Saturday, 22 April 2017

KABERUKA: Sub-Saharan Africa must keep pedal on infrastructure spending despite slow down

Former African Development Bank president Donald Kaberuka has urged Sub-Saharan African countries to keep the pedal on infrastructure spending despite a slow down in economic growth.

Speaking at the ongoing annual Spring Meetings of the International Monetary Fund (IMF) and the World Bank Group in Washington, Kaberuka said that the current infrastructure investments will eventually reduce the cost of doing business, and crucially, expand and diversify the markets in Sub-Saharan Africa.

"In this period of slowdown, I urge governments to keep the pedal on, on infrastructure spending. Let us complete the railways like Djibouti and Ethiopia have done, like Kenya is doing, as they will be the basis for social transformation," Kaberuka told the session.

The Standard Gauge Railway (SGR) he mentions, is a  Northern Corridor Integration Projects (NCIP) regional project that started in Kenya and will run through Uganda to Rwanda and South Sudan.

Kaberuka, also a senior advisor at the Boston Consulting Group and former Rwanda Finance minister, was speaking at the ongoing IMF Spring Meetings in Washington at a session whose theme was "Sub-Saharan Africa: How to Return to Vigorous Growth?"

"We don't simply have to return to vigorous growth, it has to be broad-based growth, it has to be inclusive growth," Kaberuka said. (see video from Minute 37)

"I want to urge NDBs and governments to be counter-cyclical on infrastructural spending.  Because in the last 10 years it is true commodity prices have driven our economies, but domestic consumption and investment have been two other arms," he said.

The year 2016 was particularly difficult for sub-Saharan Africa, with growth estimated to have been negative in per capita terms and slowing in the majority of countries.

"There is growth, development and transformation, and our governments have to focus on all three simultaneously," he added.

Kaberuka, a senior advisor at the Boston Consulting Group, however argued that in his view, the slowdown in the economies in the Sub-Saharan Africa region cannot all be blamed on drop in commodity prices.

"I don't believe that the slow down in the African economies is to be explained solely by commodity prices.
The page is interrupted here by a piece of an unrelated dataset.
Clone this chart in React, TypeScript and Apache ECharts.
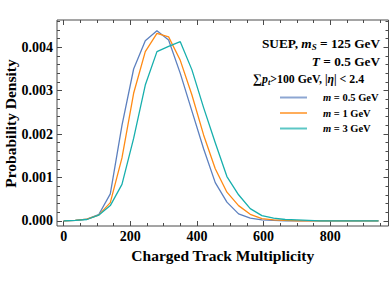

It is important for some countries, but many others it is something else we have to look at. To try and link the commodity price with the slowdown is only part of the story."

Returning to basics

"Colleagues have urged a return to basics to reverse the slowdown. Some of these basics we know very well. They include independence of the Central bank. The challenges the Central Banks are having have nothing to do with commodity prices. It is reversing policies of things we know have worked in the past." 


"It is better to have sub-optimal policies that are predictable, than to have sound polices that change from time to time...from taxes, regulation, concessions, PDPs, trade.  I have seen a number of countries whose policies on concessions changing from one year to the next. This has nothing to do with commodities.

"Commodities is only part of this story, but policies, in a domain where we know what to do, is the most important aspect of it."

Nigeria slowdown

Kaberuka said the regional economic engines like Angola, Nigeria have to get their act together to improve the outlook and side effects on their neighbours would be felt.

"We know that oil revenue are important as part of foreign exchange, but as part of GDP oil is no longer as important. Expand the tax base. What about foreign exchange flexibility supporting monetary policies."  

"So, for the large countries, commodity prices are one story, but policy and its execution is another, and once that is done, the side effect on the neighborhood will be positive."

He also stressed the importance of investment in agriculture for quick growth.

The Annual Spring Meetings of the International Monetary Fund (IMF) and the World Bank Group brings together central bankers, ministers of finance and development, private sector executives, civil society, and academics to discuss issues of global concern, including the world economic outlook, global financial stability, poverty eradication, jobs and growth, economic development, and aid effectiveness.